Friedrich SchillerFriedrich Schiller

Friedrich Schiller an Lotte v. Lengefeld und Caroline v. Beulwitz. 

Sontag Abends [10. Januar 1790].

Der heutige Tag war so freundlich hell, daß es mir eine harte Prüfung gekostet hat, meine liebsten, ihn nicht mit euch zu verleben. Hätte ich etwas früher daran gedacht, so hätte ich eine Zusammenkunft in Ketschau vorgeschlagen, und ihr hättet sie vielleicht angenommen. Ach ich hätte euch doch gesehen, und ein Stral des Lichtes hätte mein trübes Daseyn hier beschienen. Ich könnte nicht lange mehr von euch beyden getrennt seyn. Ich ertrüge es nicht. Oft mache ich mir Vorwürfe über diesen Mangel an Stärke, an Selbstständigkeit; Unmännlichkeit würden es andre mit dem gelindesten Nahmen nennen. Sonst war ich mir selbst mehr, weil ich mir alles seyn mußte: meine Wünsche waren genügsamer und mein eigenes Herz reichte hin, sie zu stillen. Ich umschlang die Geschöpfe der Einbildung, dichterische Wesen, mit einem Herzen der Liebe, mit einer geselligen Freude. Das ist jetzt alles vorbey meine Liebsten. Im Gedanken an euch, in der rastlosen Sehnsucht nach euch verzehrt meine Seele alle ihre glüenden Kräfte, und kein andrer Gegenstand bringt es bey mir auch nur biss zur Wärme. Nie bin ich in mir selbst so arm und so wenig gewesen, als jetzt in der Annäherung zu meinem seligsten Glück. Da es noch weiter entlegen war, gieng ich sparsamer um mit den Freuden des Augenblicks und hielt mich fest an der Hofnung. Aber in dieser Nähe der Erfüllung verschmäht die trunkene Seele das geringere Glück.
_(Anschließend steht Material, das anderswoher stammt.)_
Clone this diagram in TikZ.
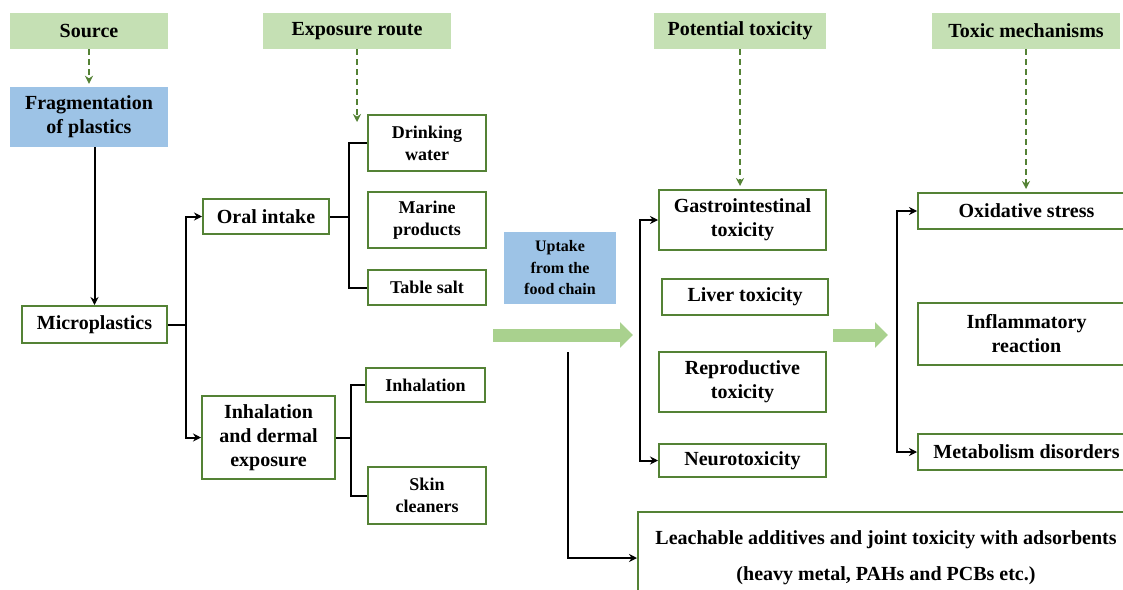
\documentclass[tikz,border=0pt]{standalone}
\usepackage{fontspec}
\setmainfont{Liberation Serif}
\usepackage{tikz}
\usetikzlibrary{arrows.meta,calc}
\definecolor{headgreen}{RGB}{197, 224, 180}
\definecolor{boxgreen}{RGB}{84, 130, 53}
\definecolor{fillblue}{RGB}{157, 195, 230}
\definecolor{flowgreen}{RGB}{169, 209, 142}

\begin{document}
\begin{tikzpicture}[x=1pt, y=-1pt,
    every node/.style={font=\bfseries\fontsize{20}{24}\selectfont, align=center, inner sep=0pt},
    header/.style={fill=headgreen, minimum height=36pt},
    bluebox/.style={fill=fillblue},
    gbox/.style={draw=boxgreen, line width=2pt, fill=white},
    small/.style={font=\bfseries\fontsize{18}{22}\selectfont},
    link/.style={line width=2pt, -{Stealth[length=8pt,width=8pt]}},
    guide/.style={boxgreen, line width=2pt, dash pattern=on 6pt off 4pt, -{Stealth[length=8pt,width=8pt]}},
    flow/.style={flowgreen, line width=13pt, -{Triangle[length=13pt,width=25pt]}}]
        \fill[white] (0,0) rectangle (1123,589);
        \useasboundingbox (0,0) rectangle (1123,589);

        % Column headers
        \node[header, minimum width=158pt] (src) at (89,31) {Source};
        \node[header, minimum width=188pt] (expo) at (357,31) {Exposure route};
        \node[header, minimum width=172pt] (ptox) at (740,31) {Potential toxicity};
        \node[header, minimum width=188pt] (tmech) at (1026,31) {Toxic mechanisms};

        % Source
        \node[bluebox, minimum width=158pt, minimum height=60pt] (frag) at (89,117) {Fragmentation\\of plastics};
        \node[gbox, minimum width=145pt, minimum height=37pt] (micro) at (94.5,324.5) {Microplastics};

        % Exposure routes
        \node[gbox, minimum width=126pt, minimum height=35pt] (oral) at (266,216.5) {Oral intake};
        \node[gbox, minimum width=133pt, minimum height=83pt] (inhd) at (268.5,437.5) {Inhalation\\and dermal\\exposure};
        \node[gbox, small, minimum width=118pt, minimum height=56pt] (drink) at (427,143) {Drinking\\water};
        \node[gbox, small, minimum width=118pt, minimum height=56pt] (marine) at (427,220) {Marine\\products};
        \node[gbox, small, minimum width=118pt, minimum height=35pt] (salt) at (427,287.5) {Table salt};
        \node[gbox, small, minimum width=119pt, minimum height=34pt] (inhal) at (425.5,385) {Inhalation};
        \node[gbox, small, minimum width=118pt, minimum height=57pt] (skin) at (427,495.5) {Skin\\cleaners};

        \node[bluebox, font=\bfseries\fontsize{16}{21.5}\selectfont, minimum width=112pt, minimum height=72pt] (uptake) at (560,268) {Uptake\\from the\\food chain};

        % Potential toxicity
        \node[gbox, minimum width=167pt, minimum height=60pt] (gastro) at (742.5,220) {Gastrointestinal\\toxicity};
        \node[gbox, minimum width=166pt, minimum height=36pt] (liver) at (745,297) {Liver toxicity};
        \node[gbox, minimum width=167pt, minimum height=60pt] (repro) at (742.5,382) {Reproductive\\toxicity};
        \node[gbox, minimum width=167pt, minimum height=33pt] (neuro) at (742.5,460.5) {Neurotoxicity};

        % Toxic mechanisms
        \node[gbox, minimum width=217pt, minimum height=36pt] (oxid) at (1026.5,211) {Oxidative stress};
        \node[gbox, minimum width=217pt, minimum height=62pt] (infl) at (1026.5,334) {Inflammatory\\reaction};
        \node[gbox, minimum width=217pt, minimum height=36pt] (metab) at (1026.5,452) {Metabolism disorders};

        \node[gbox, font=\bfseries\fontsize{20}{36}\selectfont, minimum width=496pt, minimum height=92pt] (leach) at (886,558)
          {Leachable additives and joint toxicity with adsorbents\\(heavy metal, PAHs and PCBs etc.)};

        % Dashed guides
        \draw[guide] (src.south) -- ($(frag.north)+(0,-3)$);
        \coordinate (expoend) at (357,122);
        \draw[guide] (expo.south) -- (expoend);
        \draw[guide] (ptox.south) -- ($(ptox.south |- gastro.north)+(0,-3)$);
        \draw[guide] (tmech.south) -- ($(tmech.south |- oxid.north)+(0,-3)$);

        % Links
        \draw[link] (frag.south -| micro) -- (micro.north);
        \draw[line width=2pt] (micro.east) -- ++(18,0) coordinate (j1);
        \draw[link] (j1) |- (oral.west);
        \draw[link] (j1) |- (inhd.west);
        \draw[line width=2pt] (oral.east) -- ++(19,0) coordinate (j2);
        \draw[line width=2pt] (drink.west) -| (j2) |- (salt.west);
        \draw[line width=2pt] (inhd.east) -- ++(15,0) coordinate (j3);
        \draw[line width=2pt] (inhal.west) -| (j3) |- (skin.west);
        \coordinate (j5) at (640,340);
        \draw[link] (j5) |- (gastro.west);
        \draw[link] (j5) |- (neuro.west);
        \coordinate (j6) at (897,330);
        \draw[link] (j6) |- (oxid.west);
        \draw[link] (j6) |- (metab.west);
        \coordinate (lstart) at (568,352);
        \draw[link] (lstart) |- (leach.west);

        % Flow arrows
        \coordinate (f1) at (493,335);
        \coordinate (f2) at (633,335);
        \coordinate (f3) at (833,335);
        \coordinate (f4) at (888,335);
        \draw[flow] (f1) -- (f2);
        \draw[flow] (f3) -- (f4);
      \end{tikzpicture}
\end{document}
Die Gegenwart ist mir nichts mehr, die Freuden der Hofnung nichts mehr, und doch seid ihr mir noch ferne. 

Gerne will ich mich selbst verloren haben; reicher und schöner werde ich mich aus den Händen der Liebe, aus euren Händen, zurück empfangen. Was für selige Tage warten auf uns! Alles ligt um uns bereit, was uns glücklich machen kann, denn wir brauchen ja nichts als Vereinigung. Theuerste meines Herzens! Ach wie ist alles biß jetzt schöner gegangen, als ich jemals hoffen konnte! Was ich mir kaum in ferner Zukunft als möglich denken konnte, ist nahe, ist so gut als wirklich! Hätte ich es mir auch nur vor einem Jahr noch geträumt, daß eine solche Zukunft mir beschieden wäre – mein ganzes übriges Leben wird der Liebe gehören, der Liebe, die in allen Gestalten mich umschweben wird. Das Leben an eurem Herzen! Euch an dem meinigen! O ich verliere mich im Himmel aller dieser Empfindungen! 

Der Mutter habe ich gestern geschrieben und ihr anschaulich gemacht, wie nichts uns mehr hindert, vereinigt zu seyn, und welche Einrichtung ich treffen werde. Auf den Dienstag erwarte ich ihre Antwort. Heute muß ich abbrechen meine liebsten, aber morgen erhaltet ihr wieder etwas. Lebt wohl, geliebteste. Meine Seele hängt mit tausend Küssen an euch. Wäret ihr bey mir! Adieu.


Bemerkungen

1 Zu S. 12. Z. 4 v. u. Gemeint ist das Dorf Kötschau auf der Straße von Weimar nach Jena.